Spectrum of Prototyping

I recently created this short poster as a personal means of illustrating in a compelling manner the core phases and tools and types for prototyping a UI design (focused exclusively, from the broader user-centered design process).

Spectrum of Prototyping

Basically I suggest that prototyping is an activity that enables the designer’s journey from abstraction (a novel but fuzzy idea) towards reality (the engineered product), in concert with a multi-disciplinary team.

That journey involves, as I see it, three major phases:

1. Exploratory PLAY: prelim exploration and play, trying out options, feeling out boundaries and limits, gathering early user inputs, making sense of toolkits, etc. This takes the form of whiteboard sketches, paper prototypes, sandboxed code tests, throwaway exercises, etc.

2. Communicative PROPOSAL: well-formed proposal for discussion, iteration, and formal usability evaluation. This takes the form of a concept car, sales demo, vision video, proof of concept, etc.

3. Declarative SPECIFICATION: specified solution with granular decisions for the content, behavior, and visuals, whereby the prototype is a functional demonstration of the real product’s features/styles. The prototype is robust enough to serve as the design spec itself (with minimal supporting documentation).

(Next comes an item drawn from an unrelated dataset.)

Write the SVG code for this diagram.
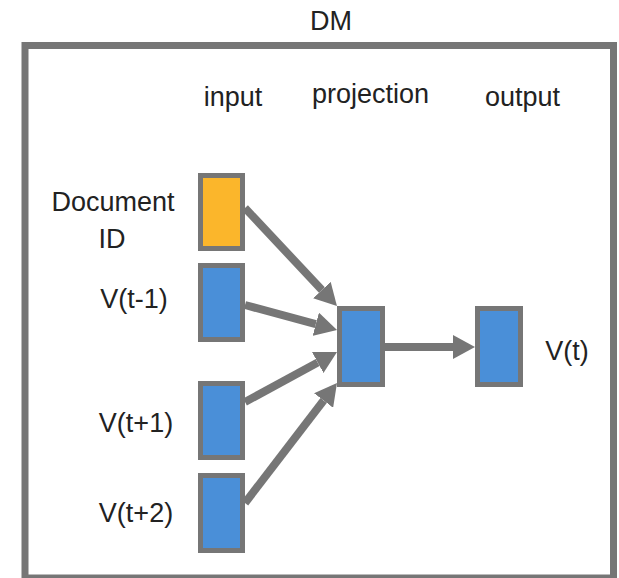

The end goal is achieving a prototype that effectively serves as the spec, or “prototype-as-spec” (proto-spec, as some have called it). It is a behavioral representation of the real product, at a highly resolved degree of fidelity for effective communication of the intended vision to the programmers, and QA testers. This would help get designers out of the documentation maintenance quagmire, and foster stronger ties between design and engineering, also provide efficient, clearer communication of what the design should do! 200 page Word documents with endless tables and labeled figures can only do so much…and can actually be counter-productive! Having a robust behavioral prototype of the real thing is much preferable for designers and programmers alike.